In the lead-up to the highly anticipated conclusion to the Marvel Cinematic Universe’s epic “Infinity Saga”: Avengers: Endgame, we’re taking a look back at the decade-long road it took to get to this point. Today’s retrospective takes us back to 2014’s Captain America: The Winter Soldier and Guardians of the Galaxy, two movies that are undoubtedly among the most important to the MCU’s longevity.
Apart from being under the superhero umbrella, these two movies are quite different from the others in Phases 1 and 2, most of all each other. While the majority of Phase 1 consisted of beat-by-beat origin stories and Iron Man 3 and Thor: The Dark World both had the typical “superhero sequel” tone, but Captain American: The Winter Solider is a political spy thriller, while Guardians of the Galaxy is a space comedy.
Most of the MCU sub-franchises’s second installments have received relatively negative reception from audiences (which basically translates to mixed reviews when compared to all of cinema in general). In fact, The Winter Solider is probably the only one that’s generally regarded as the best of its trilogy. I don’t want to get into that debate, but this movie certainly helped make Captain America as a character more popular with mainstream audiences. In his first two appearances, the filmmakers embraced the corniness of his 1940’s mentality and do-gooder spirit, but here he feels much more grounded in a sense. While Steve Rogers was introduced to the modern world in The First Avenger and we see glimpses of his attempts to adjust to it in The Avengers (most of the more poignant examples of this were cut from the final film) The Winter Solider is when he finally gets a true dose of reality and is forced to really think about his place in this new world.

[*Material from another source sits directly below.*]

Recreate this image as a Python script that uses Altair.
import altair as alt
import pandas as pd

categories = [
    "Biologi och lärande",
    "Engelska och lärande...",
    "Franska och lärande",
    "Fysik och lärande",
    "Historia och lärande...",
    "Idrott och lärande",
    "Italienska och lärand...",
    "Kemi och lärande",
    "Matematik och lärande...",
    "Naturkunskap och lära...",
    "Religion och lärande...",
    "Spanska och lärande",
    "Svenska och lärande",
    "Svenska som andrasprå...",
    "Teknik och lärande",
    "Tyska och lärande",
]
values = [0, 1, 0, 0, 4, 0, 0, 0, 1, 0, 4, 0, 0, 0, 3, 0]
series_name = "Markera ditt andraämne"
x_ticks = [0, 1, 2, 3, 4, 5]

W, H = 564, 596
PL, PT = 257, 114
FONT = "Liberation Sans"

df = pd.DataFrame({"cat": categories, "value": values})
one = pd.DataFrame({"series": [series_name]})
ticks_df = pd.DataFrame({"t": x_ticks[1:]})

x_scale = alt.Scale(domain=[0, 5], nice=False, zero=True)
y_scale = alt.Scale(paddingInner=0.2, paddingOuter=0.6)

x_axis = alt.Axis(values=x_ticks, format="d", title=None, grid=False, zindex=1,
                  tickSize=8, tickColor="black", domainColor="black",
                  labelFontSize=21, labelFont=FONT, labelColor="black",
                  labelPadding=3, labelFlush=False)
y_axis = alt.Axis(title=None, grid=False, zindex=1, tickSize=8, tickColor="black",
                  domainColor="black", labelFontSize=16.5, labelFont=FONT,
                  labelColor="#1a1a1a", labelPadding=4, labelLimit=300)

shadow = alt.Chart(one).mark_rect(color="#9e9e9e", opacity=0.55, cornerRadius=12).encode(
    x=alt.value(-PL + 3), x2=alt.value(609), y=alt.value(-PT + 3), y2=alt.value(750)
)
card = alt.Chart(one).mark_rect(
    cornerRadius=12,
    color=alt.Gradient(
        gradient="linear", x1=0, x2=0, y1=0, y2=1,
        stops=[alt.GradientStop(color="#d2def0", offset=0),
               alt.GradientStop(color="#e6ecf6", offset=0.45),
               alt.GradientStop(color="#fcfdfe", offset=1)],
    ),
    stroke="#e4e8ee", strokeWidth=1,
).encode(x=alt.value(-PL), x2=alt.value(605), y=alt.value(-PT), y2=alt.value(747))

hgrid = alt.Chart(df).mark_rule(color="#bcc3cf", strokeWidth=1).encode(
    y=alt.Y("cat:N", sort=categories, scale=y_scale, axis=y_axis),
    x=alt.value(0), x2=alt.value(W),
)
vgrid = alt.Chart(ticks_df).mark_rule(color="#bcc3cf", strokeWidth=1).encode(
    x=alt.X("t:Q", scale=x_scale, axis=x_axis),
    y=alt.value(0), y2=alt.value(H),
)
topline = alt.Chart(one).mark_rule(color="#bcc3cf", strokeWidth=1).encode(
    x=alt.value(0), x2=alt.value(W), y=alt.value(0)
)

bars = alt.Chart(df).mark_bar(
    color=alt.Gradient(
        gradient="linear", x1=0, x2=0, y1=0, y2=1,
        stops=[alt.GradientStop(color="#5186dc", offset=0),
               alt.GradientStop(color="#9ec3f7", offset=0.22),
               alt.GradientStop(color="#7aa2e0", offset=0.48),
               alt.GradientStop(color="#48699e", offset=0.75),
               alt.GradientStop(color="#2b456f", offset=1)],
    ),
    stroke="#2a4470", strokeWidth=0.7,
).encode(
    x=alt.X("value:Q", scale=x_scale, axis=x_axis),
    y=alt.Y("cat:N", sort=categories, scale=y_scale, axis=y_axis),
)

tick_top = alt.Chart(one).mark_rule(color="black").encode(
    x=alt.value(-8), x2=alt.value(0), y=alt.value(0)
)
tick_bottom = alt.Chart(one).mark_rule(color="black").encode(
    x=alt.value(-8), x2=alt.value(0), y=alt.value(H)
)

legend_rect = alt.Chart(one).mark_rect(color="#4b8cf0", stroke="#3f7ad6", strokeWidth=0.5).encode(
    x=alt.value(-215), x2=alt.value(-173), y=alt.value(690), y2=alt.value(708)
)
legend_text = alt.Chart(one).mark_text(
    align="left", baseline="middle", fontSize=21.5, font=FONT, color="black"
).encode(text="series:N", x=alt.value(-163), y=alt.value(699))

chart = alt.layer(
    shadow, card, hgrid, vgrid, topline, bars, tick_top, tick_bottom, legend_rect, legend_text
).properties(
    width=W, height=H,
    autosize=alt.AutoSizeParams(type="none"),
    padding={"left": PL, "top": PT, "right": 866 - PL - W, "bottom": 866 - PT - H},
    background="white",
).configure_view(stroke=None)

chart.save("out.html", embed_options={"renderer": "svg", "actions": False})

The First Avenger and The Winter Soldier are an interesting pair of films. One is a period piece set mostly during WWII Europe and the other is an American-centric spy thriller, but both somehow work not only as part of the MCU as a whole, but as part of the same trilogy within in. As I said a few days ago, The First Avenger is a great origin story because it sets up the emotional stakes and motives for our main character in future installments. Even though The Winter Soldier throws in a couple of quick lines and scenes to bring audiences somewhat up to speed on things, it’s definitely not a replacement for actually seeing the “before and after” juxtaposition between the two movies.
A lot of people were lukewarm about the idea of a Captain America sequel (there was some excitement but not a lot of true HYPE) but the movie that had people flat-out worried upon the Phase 2 slate announcement in 2012 was Guardians of the Galaxy. It was one of Marvel’s lesser-known properties, which was saying something considering most of the films up to that point had been based on B-list characters, and there was much concern that a talking raccoon and tree would be “too much” for general audiences to take. Guardians of the Galaxy was a test for Marvel Studios, possibly an even bigger one than The Avengers; if they could make a hit out of the property, the sky was the limit for which other Marvel Comics characters could wind up in the MCU (FOX and Sony rights notwithstanding).

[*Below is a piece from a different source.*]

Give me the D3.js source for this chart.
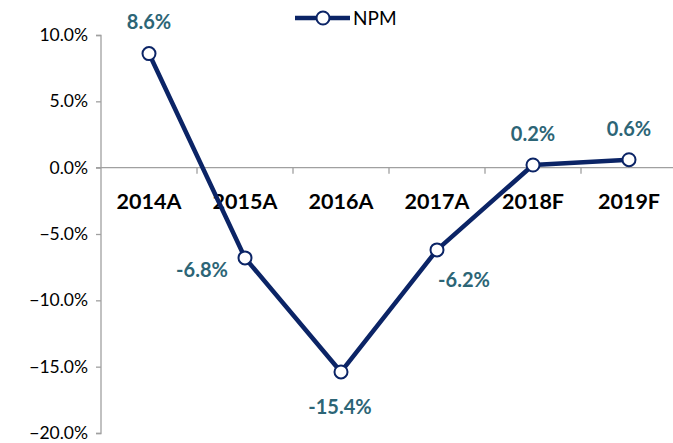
<!DOCTYPE html>
<html>
<head>
<meta charset="utf-8">
<script src="https://cdnjs.cloudflare.com/ajax/libs/d3/7.8.5/d3.min.js"></script>
<style>
  body { margin: 0; background: #fff; }
  text { font-family: Lato, "Open Sans", sans-serif; }
</style>
</head>
<body>
<div id="chart"></div>
<script>
// data
const years = ["2014A", "2015A", "2016A", "2017A", "2018F", "2019F"];
const npm = [8.6, -6.8, -15.4, -6.2, 0.2, 0.6];
const yTicks = [10, 5, 0, -5, -10, -15, -20];
// label baseline offset from each point: [dx, dy]
const labelPos = [[0, -25], [-43, 19], [-1, 42], [27, 37], [0, -24], [0, -24]];

const W = 673, H = 443;
const navy = "#0b2466", teal = "#2c6576", grey = "#a0a0a0";

const svg = d3.select("#chart")
    .append("svg")
    .attr("width", W)
    .attr("height", H);

const x = d3.scaleBand().domain(years).range([101, 677]);
const y = d3.scaleLinear().domain([-20, 10]).range([433, 35]);

// y axis
const yAxis = svg.append("g")
    .attr("transform", "translate(101,0)")
    .call(d3.axisLeft(y).tickValues(yTicks).tickSize(5).tickPadding(8)
        .tickFormat(d => d3.format(".1f")(d) + "%"));
yAxis.selectAll("path, line").attr("stroke", grey).attr("stroke-width", 1.3);
yAxis.selectAll("text").attr("font-size", 17.5).attr("fill", "#000")
    .style("font-family", "Lato, sans-serif");
yAxis.select(".domain").attr("d", "M-5,35.5H0V433.5H-5");

// zero line with category ticks
const xAxis = svg.append("g")
    .attr("transform", `translate(0,${y(0)})`);
xAxis.append("line")
    .attr("x1", 96).attr("x2", 677)
    .attr("stroke", grey).attr("stroke-width", 1.3);
xAxis.selectAll(".tk")
    .data(years.slice(1))
    .join("line")
    .attr("x1", d => x(d)).attr("x2", d => x(d))
    .attr("y1", 0).attr("y2", 6)
    .attr("stroke", grey).attr("stroke-width", 1.3);

// category labels
svg.selectAll(".cat")
    .data(years)
    .join("text")
    .attr("x", d => x(d) + x.bandwidth() / 2)
    .attr("y", 209)
    .attr("text-anchor", "middle")
    .attr("font-size", 21.5)
    .attr("font-weight", "bold")
    .attr("fill", "#000")
    .text(d => d);

// line
const pts = years.map((d, i) => [x(d) + x.bandwidth() / 2, y(npm[i])]);
svg.append("path")
    .attr("d", d3.line()(pts))
    .attr("fill", "none")
    .attr("stroke", navy)
    .attr("stroke-width", 4.5)
    .attr("stroke-linejoin", "round");

svg.selectAll(".pt")
    .data(pts)
    .join("circle")
    .attr("cx", d => d[0]).attr("cy", d => d[1])
    .attr("r", 6.5)
    .attr("fill", "#fff")
    .attr("stroke", navy)
    .attr("stroke-width", 2);

// data labels
svg.selectAll(".lbl")
    .data(npm)
    .join("text")
    .attr("x", (d, i) => pts[i][0] + labelPos[i][0])
    .attr("y", (d, i) => pts[i][1] + labelPos[i][1])
    .attr("text-anchor", "middle")
    .attr("font-size", 20)
    .attr("font-weight", "bold")
    .attr("fill", teal)
    .text(d => d.toFixed(1) + "%");

// legend
const lg = svg.append("g").attr("transform", "translate(295,18)");
lg.append("line").attr("x1", 0).attr("x2", 55)
    .attr("stroke", navy).attr("stroke-width", 4.5);
lg.append("circle").attr("cx", 28).attr("r", 6.5)
    .attr("fill", "#fff").attr("stroke", navy).attr("stroke-width", 2);
lg.append("text").attr("x", 58).attr("y", 7)
    .attr("font-size", 19).attr("fill", "#000").text("NPM");
</script>
</body>
</html>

Not only did they pass with flying colors (the worldwide box office total was well over 700 million dollars) the movie ended up opening the door for different tones and visual styles to be used in future Marvel movies. While humor was a part of all the previous films to some extent, this was the first straight-up comedy in the MCU. It knew it’s premise was a weird one to swallow and it embraced this by not taking itself too seriously. Audiences responded well, and looking at some of the movies that came after, that success surely played an integral part of shaping the franchise as a whole going forward.
Looking back at the MCU as a whole, 2014 feels like a real turning point for the series. While Marvel Studios had already proved they were capable of coming out with consistent hits, Captain America: The Winter Soldier and Guardians of the Galaxy took things to the next level by exploring new genres and diving headfirst into them. Most franchises get stale by the six-year mark, but for the MCU, things were just heating up.